Seeking a Request for Equitable Adjustment
A contractor seeking an REA from a New York governmental authority by reason of numerous COs issued by a governmental authority pursuant to a public improvement contract was addressed in Perini Corp v. City of New York, 18 F. Supp. 2d 287 (S.D.N.Y. 1998). Although the Court in Perini ultimately demised the contractor’s REA on the basis of having not complied with strict notice requirements to pursue the REA pursuant to the terms of the underlying contract between the parties, Perini and other legal authorities cited to by Perini court stand for the general principle that an REA can be pursued by a contractor to obtain additional compensation for the issuance by the public project owner of a substantial number (or substantial monetary magnitude) of change orders and/or other unforeseen circumstances which constitute a “cardinal change” to the nature of the scope of work initially contemplated by the parties under the contract.
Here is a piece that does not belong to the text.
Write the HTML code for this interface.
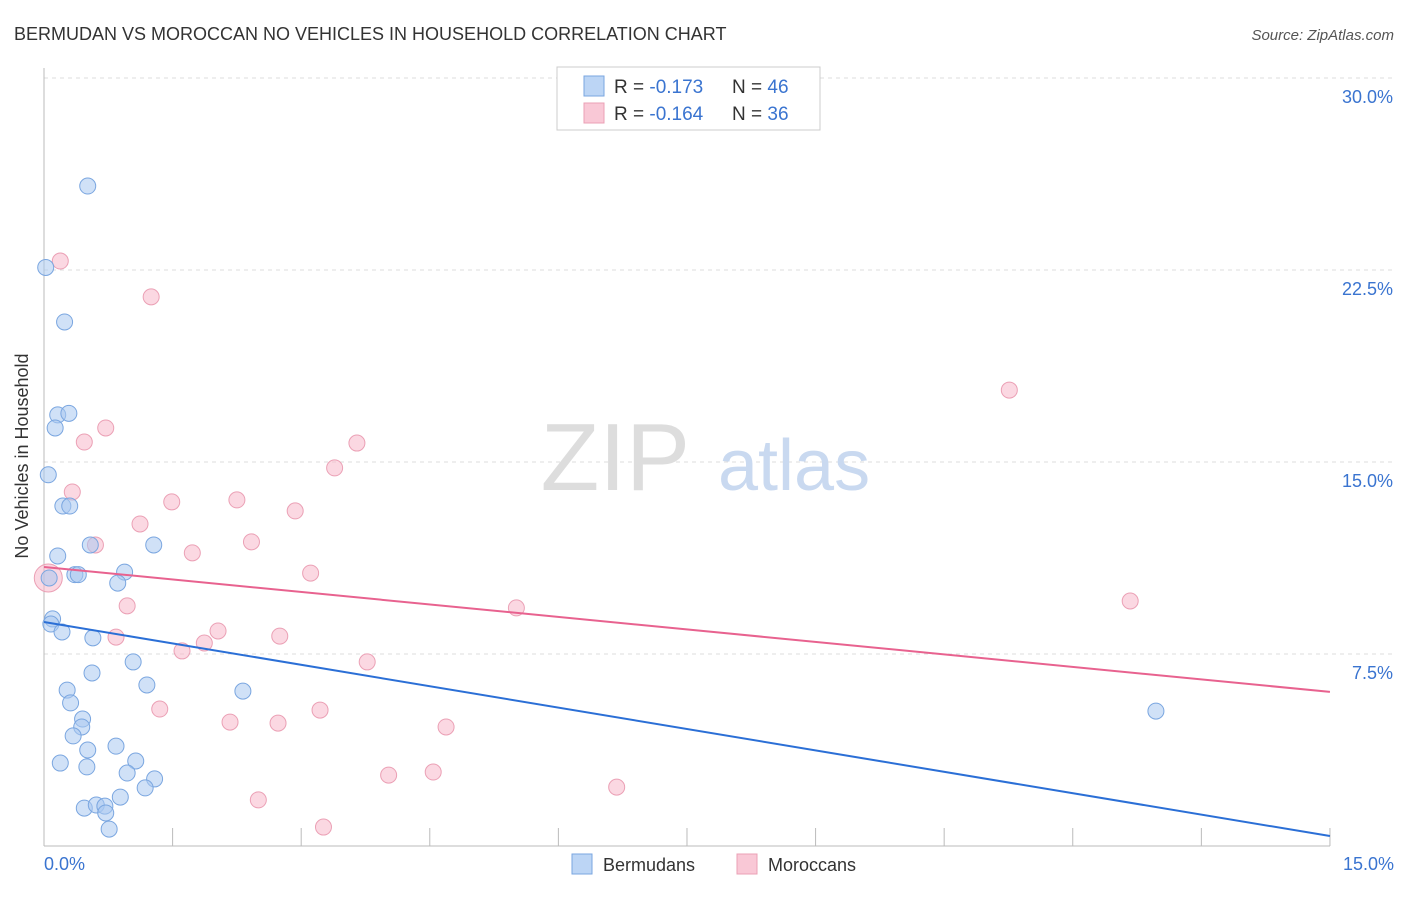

In such an instance, the REA is a mechanism to achieve “equity” for the contractor where the contract provisions itself fails to provide an equitable result, as justice requires.
The road map to successfully prosecute on “Impact Claim” under New York law is generally presented by the New York Court of Appeals decision in Corrino-Civetta Construction Corp. v. City of New York, et al., 67 N.Y. 2d 297, 502 N.Y.S. 2d 681 (1986). Corrino-Civetta, despite being decided 30 years ago, is essentially the standard by which an Impact Claim may be pursued on a project located in New York (unless the governing contract provides for its terms to be governed by the laws of a different state). To summarize, the Court of Appeals in Corrino-Civetta held that, even where a contract contains a “no damages for delay” clause, a contractor may nevertheless recover on an “Impact Claim” if the project delays or other circumstances upon which the claim are based were not “reasonably forseeable” at the time the original contract was entered into. To be frank, this is a high threshold for the contractor to meet, and, in many instances, the contractor may have negotiated away its rights to pursue an Impact Claim by entering into one or more change orders during the course of the project which, in essence, release the Owner from such a claim in consideration for the additional monies and/or time extension granted to the Contractor within such change order(s). Nevertheless, Impact Claims remain a viable vehicle to equitably adjust a contractor’s compensation when it has suffered substantial financial harm in performing a project as a result of one or more events or other circumstances which could not have been reasonably contemplated to take place during the course of the project when the original contract was entered into. In addition, Impact Claims appear to be better received and upheld, at least in part, if the parties’ contractual disputes are submitted to binding arbitration, which occurs quite often in the construction industry.